> **DO THIS**
Repeat the material below exactly, with no pictures.

> **SOURCE DATA**
— Start —

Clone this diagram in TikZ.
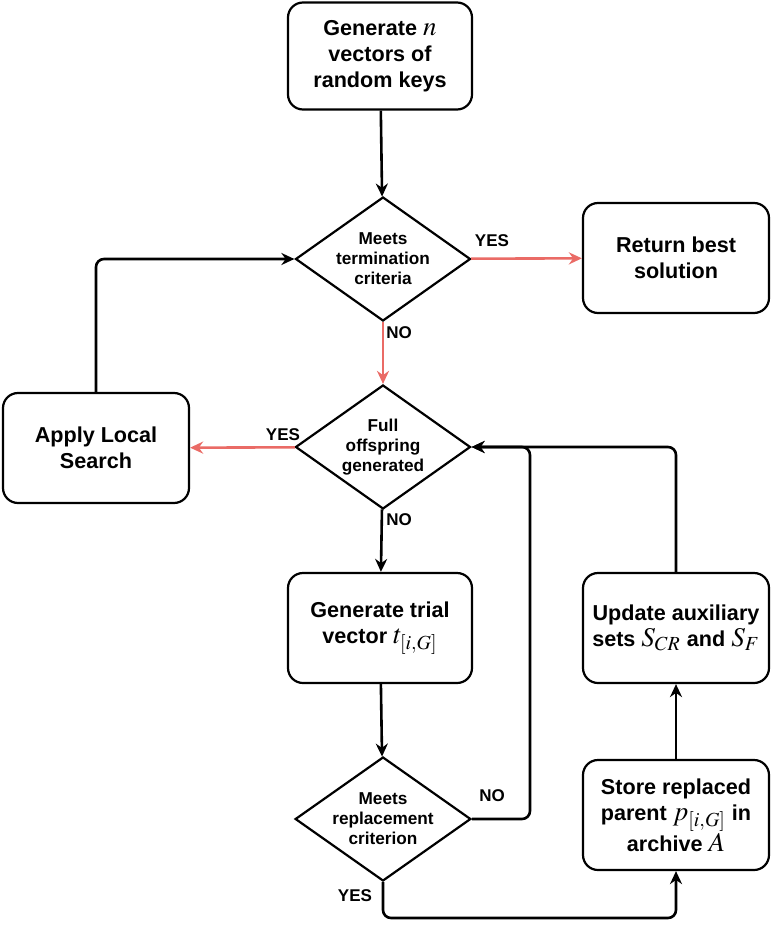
\documentclass[tikz,border=0pt]{standalone}
\usepackage{mathptmx}
\usepackage{fontspec}
\setmainfont{Liberation Sans}
\usetikzlibrary{shapes.geometric,arrows.meta}
\definecolor{flowred}{RGB}{234,107,102}
\newcommand{\mbig}[1]{{\fontsize{13.5}{13}\selectfont$#1$}}

\begin{document}
\begin{tikzpicture}[x=0.5pt,y=-0.5pt,
    box/.style={draw,line width=1.1pt,rounded corners=7.5pt,minimum width=93pt,minimum height=55pt,align=center,font=\fontsize{10.8}{13}\selectfont\bfseries},
    test/.style={draw,line width=1.1pt,diamond,aspect=1.43,inner sep=0pt,minimum width=87.5pt,minimum height=62pt,align=center,font=\fontsize{8.6}{10}\selectfont\bfseries},
    flow/.style={line width=1.3pt,-{Stealth[length=6.5pt,width=6pt]},rounded corners=4pt},
    redflow/.style={flow,draw=flowred},
    lbl/.style={font=\fontsize{8.5}{10}\selectfont\bfseries}]
            \useasboundingbox (0,0) rectangle (773,931);
            % boxes and tests
            \node[box,minimum width=92pt,minimum height=53.5pt] (init) at (380,56) {Generate \mbig{n}\\vectors of\\random keys};
            \node[test] (term) at (383,259) {Meets\\termination\\criteria};
            \node[box] (ret) at (676,258) {Return best\\solution};
            \node[test] (full) at (383,447) {Full\\offspring\\generated};
            \node[box] (ls) at (96,448) {Apply Local\\Search};
            \node[box,minimum width=92pt] (trial) at (380,628) {Generate trial\\vector \mbig{t_{[i,G]}}};
            \node[test] (repl) at (383,819) {Meets\\replacement\\criterion};
            \node[box] (upd) at (676,628) {Update auxiliary\\sets \mbig{S_{CR}} and \mbig{S_F}};
            \node[box] (store) at (676,815) {Store replaced\\parent \mbig{p_{[i,G]}} in\\archive \mbig{A}};
            \coordinate (join) at (530,447);
            \coordinate (low) at (383,918);
            % connectors
            \draw[flow] (init) -- (term);
            \draw[redflow] (term) -- (ret);
            \draw[redflow] (term) -- (full);
            \draw[redflow] (full) -- (ls);
            \draw[flow] (ls.north) |- (term.west);
            \draw[flow] (full) -- (trial);
            \draw[flow] (trial) -- (repl);
            \draw[flow] (repl.east) -| (join) -- (full.east);
            \draw[flow] (upd.north) |- (full.east);
            \draw[flow] (repl.south) -- (low) -| (store.south);
            \draw[flow] (store) -- (upd);
            % labels
            \node[lbl] (yes1) at (492,241) {YES};
            \node[lbl] (no1) at (399,333) {NO};
            \node[lbl] (yes2) at (283,435) {YES};
            \node[lbl] (no2) at (399,520) {NO};
            \node[lbl] (no3) at (492,796) {NO};
            \node[lbl] (yes3) at (355,896) {YES};
        \end{tikzpicture}
\end{document}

— End —

> **FINAL ANSWER**
Clone this diagram in TikZ.
\documentclass[tikz,border=0pt]{standalone}
\usepackage{mathptmx}
\usepackage{fontspec}
\setmainfont{Liberation Sans}
\usetikzlibrary{shapes.geometric,arrows.meta}
\definecolor{flowred}{RGB}{234,107,102}
\newcommand{\mbig}[1]{{\fontsize{13.5}{13}\selectfont$#1$}}

\begin{document}
\begin{tikzpicture}[x=0.5pt,y=-0.5pt,
    box/.style={draw,line width=1.1pt,rounded corners=7.5pt,minimum width=93pt,minimum height=55pt,align=center,font=\fontsize{10.8}{13}\selectfont\bfseries},
    test/.style={draw,line width=1.1pt,diamond,aspect=1.43,inner sep=0pt,minimum width=87.5pt,minimum height=62pt,align=center,font=\fontsize{8.6}{10}\selectfont\bfseries},
    flow/.style={line width=1.3pt,-{Stealth[length=6.5pt,width=6pt]},rounded corners=4pt},
    redflow/.style={flow,draw=flowred},
    lbl/.style={font=\fontsize{8.5}{10}\selectfont\bfseries}]
            \useasboundingbox (0,0) rectangle (773,931);
            % boxes and tests
            \node[box,minimum width=92pt,minimum height=53.5pt] (init) at (380,56) {Generate \mbig{n}\\vectors of\\random keys};
            \node[test] (term) at (383,259) {Meets\\termination\\criteria};
            \node[box] (ret) at (676,258) {Return best\\solution};
            \node[test] (full) at (383,447) {Full\\offspring\\generated};
            \node[box] (ls) at (96,448) {Apply Local\\Search};
            \node[box,minimum width=92pt] (trial) at (380,628) {Generate trial\\vector \mbig{t_{[i,G]}}};
            \node[test] (repl) at (383,819) {Meets\\replacement\\criterion};
            \node[box] (upd) at (676,628) {Update auxiliary\\sets \mbig{S_{CR}} and \mbig{S_F}};
            \node[box] (store) at (676,815) {Store replaced\\parent \mbig{p_{[i,G]}} in\\archive \mbig{A}};
            \coordinate (join) at (530,447);
            \coordinate (low) at (383,918);
            % connectors
            \draw[flow] (init) -- (term);
            \draw[redflow] (term) -- (ret);
            \draw[redflow] (term) -- (full);
            \draw[redflow] (full) -- (ls);
            \draw[flow] (ls.north) |- (term.west);
            \draw[flow] (full) -- (trial);
            \draw[flow] (trial) -- (repl);
            \draw[flow] (repl.east) -| (join) -- (full.east);
            \draw[flow] (upd.north) |- (full.east);
            \draw[flow] (repl.south) -- (low) -| (store.south);
            \draw[flow] (store) -- (upd);
            % labels
            \node[lbl] (yes1) at (492,241) {YES};
            \node[lbl] (no1) at (399,333) {NO};
            \node[lbl] (yes2) at (283,435) {YES};
            \node[lbl] (no2) at (399,520) {NO};
            \node[lbl] (no3) at (492,796) {NO};
            \node[lbl] (yes3) at (355,896) {YES};
        \end{tikzpicture}
\end{document}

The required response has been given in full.